Robert L. Belknap's theory of plot illustrates the active and passive
roles literature plays in creating its own dynamic reading experience.
Literary narrative enchants us through its development of plot, but plot
tells its own story about the making of narrative, revealing through its
structures, preoccupations, and strategies of representation critical
details about how and when a work came into being.
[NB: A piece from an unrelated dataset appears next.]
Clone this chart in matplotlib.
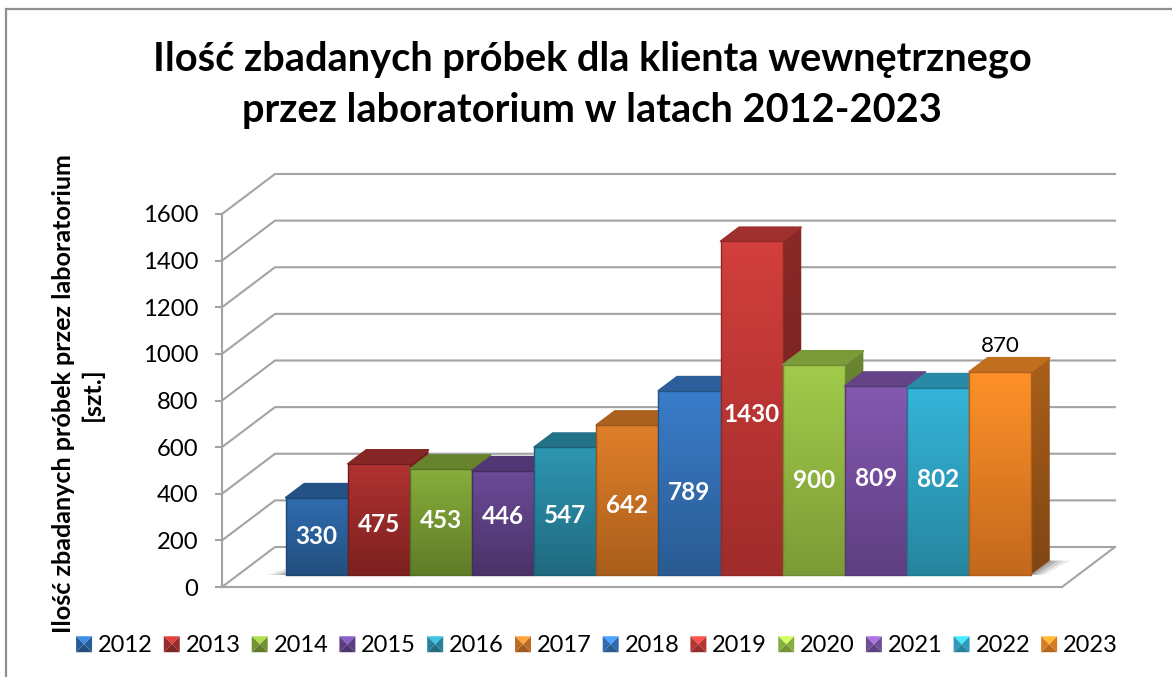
import matplotlib
matplotlib.use("Agg")
import matplotlib.pyplot as plt
from matplotlib.colors import LinearSegmentedColormap, to_rgb
from matplotlib.legend_handler import HandlerPatch
from matplotlib.lines import Line2D
from matplotlib.patches import Patch, Polygon
import numpy as np

plt.rcParams["font.family"] = ["Lato", "DejaVu Sans"]

YEARS = ["2012", "2013", "2014", "2015", "2016", "2017",
         "2018", "2019", "2020", "2021", "2022", "2023"]
VALUES = [330, 475, 453, 446, 547, 642, 789, 1430, 900, 809, 802, 870]
COLOR_TOP = ["#2f6cb0", "#b03231", "#87ad3b", "#6b4a98", "#2e96b2", "#e07f2a",
             "#3a7dca", "#d23f3c", "#a2cb4b", "#8459b2", "#35b5da", "#ff9129"]
COLOR_BOTTOM = ["#234f7e", "#7c2120", "#5f7c28", "#4a3368", "#206a80", "#a95e1b",
                "#2a5b92", "#a02c2b", "#7b9b36", "#5e3f80", "#26859f", "#c2691d"]
YTICKS = [0, 200, 400, 600, 800, 1000, 1200, 1400, 1600]
TITLE = "Ilość zbadanych próbek dla klienta wewnętrznego\nprzez laboratorium w latach 2012-2023"
YLABEL = "Ilość zbadanych próbek przez laboratorium\n[szt.]"

W, H = 1172, 677
GRID = "#a3a3a3"

# perspektywa: przesunięcie tylnej ściany (x w kategoriach, y w jednostkach osi)
X_PAD = 0.76
BAR_W = 1.0
PX_PER_X = 840 / (12 + 2 * X_PAD)
PX_PER_Y = 373 / 1600
DEPTH_X = 53 / PX_PER_X
DEPTH_Y = 40 / PX_PER_Y
BAR_D0 = 0.31   # początek słupka na podłodze (ułamek głębokości)
BAR_DD = 0.35   # głębokość słupka
LABEL_SHIFT = [-2, 3, -4, -8, 2, 3, 8, 4, 8, -4, -4]  # przesunięcie etykiet w px


def darker(color, f):
    return tuple(c * f for c in to_rgb(color))


def pt(x, v, d):
    return (x + d * DEPTH_X, v + d * DEPTH_Y)


def grad_poly(ax, pts, top, bottom, zorder):
    """wielokąt z pionowym gradientem"""
    pts = np.array(pts)
    cmap = LinearSegmentedColormap.from_list("g", [bottom, top])
    g = np.linspace(1, 0, 128).reshape(-1, 1)
    im = ax.imshow(g, cmap=cmap, aspect="auto", vmin=0, vmax=1, zorder=zorder,
                   extent=(pts[:, 0].min(), pts[:, 0].max(), pts[:, 1].min(), pts[:, 1].max()))
    clip = Polygon(pts, closed=True, transform=ax.transData)
    im.set_clip_path(clip)


class BevelHandler(HandlerPatch):
    def create_artists(self, legend, orig, xd, yd, width, height, fontsize, trans):
        c = orig.get_facecolor()
        s = 11.5
        x0, y0 = -xd + (width - s) / 2, -yd + (height - s) / 2
        cx, cy = x0 + s / 2, y0 + s / 2
        corners = [(x0, y0), (x0 + s, y0), (x0 + s, y0 + s), (x0, y0 + s)]
        shades = [0.72, 0.85, 1.3, 0.85]
        arts = []
        for i, f in enumerate(shades):
            col = tuple(min(1, v * f) for v in c[:3])
            arts.append(Polygon([corners[i], corners[(i + 1) % 4], (cx, cy)],
                                facecolor=col, edgecolor="none", transform=trans))
        return arts


fig = plt.figure(figsize=(W / 100, H / 100), dpi=100)
ax = fig.add_axes([222 / W, (H - 587) / H, 840 / W, 373 / H])
ax.patch.set_alpha(0)

# ramka wykresu: tylko góra i lewa strona
fig.add_artist(Line2D([6 / W, 6 / W, 1], [0, 1 - 9 / H, 1 - 9 / H], transform=fig.transFigure,
                      color="#8f8f8f", lw=1.6, solid_joinstyle="miter"))

# ściany i siatka
x0, x1 = -0.5 - X_PAD, 11.5 + X_PAD
for v in YTICKS:
    xa, ya = pt(x0, v, 1)
    xb, yb = pt(x1, v, 1)
    ax.plot([x0, xa, xb], [v, ya, yb], color=GRID, lw=1.5, clip_on=False, zorder=1,
            solid_joinstyle="miter")
xb, yb = pt(x1, 0, 1)
ax.plot([x1, xb], [0, yb], color=GRID, lw=1.5, clip_on=False, zorder=1)

# cień na podłodze
for grow, a in zip([1.0, 0.7, 0.4, 0.15], [0.10, 0.14, 0.18, 0.22]):
    xl, yl = pt(-0.5, 0, BAR_D0)
    ax.add_patch(Polygon([(xl - 0.30 * grow, yl), (xl, yl),
                          (xl, yl + 22 * grow), (xl - 0.02, yl + 22 * grow)],
                         facecolor="#404040", alpha=a, edgecolor="none", zorder=1.5, clip_on=False))
    rb = pt(11.5, 0, BAR_D0 + BAR_DD)
    rf = pt(11.5, 0, BAR_D0)
    ax.add_patch(Polygon([rf, rb, (rb[0] + 0.33 * grow, rb[1]), (rf[0] + 0.2 * grow, rf[1] - 2)],
                         facecolor="#404040", alpha=a, edgecolor="none", zorder=1.5, clip_on=False))

# słupki od lewej do prawej
for i, (val, ct, cb) in enumerate(zip(VALUES, COLOR_TOP, COLOR_BOTTOM)):
    z = 3 + i
    l, r = i - BAR_W / 2, i + BAR_W / 2
    a, b = BAR_D0, BAR_D0 + BAR_DD
    side = [pt(r, 0, a), pt(r, 0, b), pt(r, val, b), pt(r, val, a)]
    grad_poly(ax, side, darker(ct, 0.66), darker(cb, 0.66), z)
    ax.add_patch(Polygon([pt(l, val, a), pt(r, val, a), pt(r, val, b), pt(l, val, b)],
                         facecolor=darker(ct, 0.76), edgecolor=darker(ct, 0.76), lw=1.2,
                         joinstyle="round", zorder=z + 0.1))
    front = [pt(l, 0, a), pt(r, 0, a), pt(r, val, a), pt(l, val, a)]
    grad_poly(ax, front, ct, cb, z + 0.2)
    ax.add_patch(Polygon(front, facecolor="none", edgecolor=darker(cb, 0.9), lw=1.0,
                         joinstyle="round", zorder=z + 0.3))
    if i < len(VALUES) - 1:
        tx, ty = pt(i, val * 0.5, a)
        ax.text(tx, ty - 10 - LABEL_SHIFT[i] / PX_PER_Y, str(val), color="white", fontsize=17.5,
                fontweight="bold", ha="center", va="center", zorder=30)
    else:
        tx, ty = pt(i, val, b)
        ax.text(tx - 0.3, ty + 6, str(val), color="black", fontsize=16,
                ha="center", va="bottom", zorder=30)

ax.set_xlim(x0, x1)
ax.set_ylim(0, 1600)
ax.set_xticks([])
ax.set_yticks(YTICKS)
ax.tick_params(axis="y", length=5, width=1.5, color=GRID, labelsize=17.2, pad=12, labelcolor="black")
for name in ["top", "right"]:
    ax.spines[name].set_visible(False)
for name in ["left", "bottom"]:
    ax.spines[name].set_color(GRID)
    ax.spines[name].set_linewidth(1.5)

fig.text(592 / W, 1 - 85 / H, TITLE, ha="center", va="center", fontsize=28.6,
         fontweight="bold", linespacing=1.45)
fig.text(78 / W, 1 - 394 / H, YLABEL, ha="center", va="center", rotation=90,
         fontsize=18.1, fontweight="bold", linespacing=1.3)

handles = [Patch(facecolor=c, label=y) for c, y in zip(COLOR_TOP, YEARS)]
fig.legend(handles=handles, loc="center", bbox_to_anchor=(597 / W, 1 - 646 / H), ncol=12,
           frameon=False, fontsize=17, columnspacing=0.465, handlelength=0.68,
           handletextpad=0.25, borderpad=0, handler_map={Patch: BevelHandler()})

plt.savefig("out.png", dpi=100)
plt.close()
Through a rich reading of Shakespeare's King Lear and Dostoevsky's Crime
and Punishment, Belknap explores the spatial, chronological, and causal
aspects of plot, its brilliant manipulation of reader frustration and
involvement, and its critical cohesion of characters. He considers
Shakespeare's transformation of dramatic plot through parallelism,
conflict, resolution, and recognition. He then follows with Dostoevsky's
development of the rhetorical and moral devices of nineteenth-century
Russian fiction, along with its epistolary and detective genres, to
embed the reader in the murder Raskolnikov commits. Dostoevsky's
reinvention of the psychological plot was profound, and Belknap
effectively challenges the idea that the author abused causality to
achieve his ideological conclusion. In a final chapter, Belknap argues
that plots teach us novelistic rather than poetic justice. Operating
according to their own logic, plots provide us with a compelling way to
see and order our world.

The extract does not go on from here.